We’ve got a problem with the reporting, and want to know why the newspaper would protect parents calling in with complaints by hiding their identity. Here’s a passage from the piece:
The Courier-Journal has received several calls from PRP parents who said their children were being retaliated against because of the statements they gave police. They asked not to be named.
First of all, there’s no journalistic justification for reporting allegations without identifying the accuser. We can just look at the same day’s paper — the paper’s got plenty of ammo from Karen Sypher, but chooses to protect Rick Pitino by refusing, on ethics grounds, to publish her charges. But it has no hesitation in using an unnamed source making unfounded claims involving a high school football coach. How about at least telling us how many parents are complaining?
Here’s why — because there aren’t that many.
Read the Rest After the Jump…
Does it make you wonder about the paper’s source, just a little bit, when you consider that the parent(s) involved apparently didn’t call a single TV station, and didn’t contact JCPS with these retaliation charges? Is it too weird that the topic came up only when JCPS superintendent Sheldon Berman was being questioned by the attorney for the parents involved in suing the Stinson and the school system?
As long as the C-J is protecting those making charges, we really don’t know if C-J reporter Toni Konz is actually getting calls from parents. She throws in, at the bottom of the story, additional allegations about fund-raising practices that we know are false. It’s interesting that these sources are allowed to vent their frustrations in print despite repeated denials from the officials involved. All while hiding behind anonymity granted by the newspaper.
Besides, our investigation into this indicates that there are very few (like, maybe one) players whose testimony reflects negatively on Coach Stinson and who might be the target of this so-called retaliation.
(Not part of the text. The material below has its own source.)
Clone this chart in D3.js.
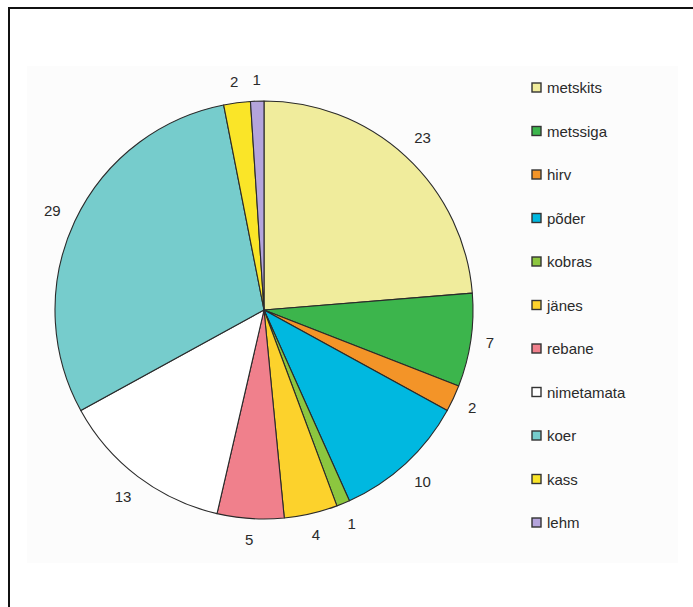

We hear that only six players could have been targeted based on their testimony — a few were seniors and one was suspended from participation in spring drills. The point being that the newspaper could have easily figured out who the players involved were. And if their parents want to influence the coverage of the case, they should have the courage to make their accusations public.
The paper goes further, protecting more parents from identifying themselves while repeating additional charges against the school.
Several other parents who have contacted the newspaper said they are concerned that fundraising is being done during school hours to raise money for Stinson’s defense and that their children are being encouraged to wear T-shirts supporting Stinson.
This doesn’t have anything to do with whether you think Stinson is guilty of a crime or not. But as a result of its reporting, we don’t have any doubt where the C-J stands.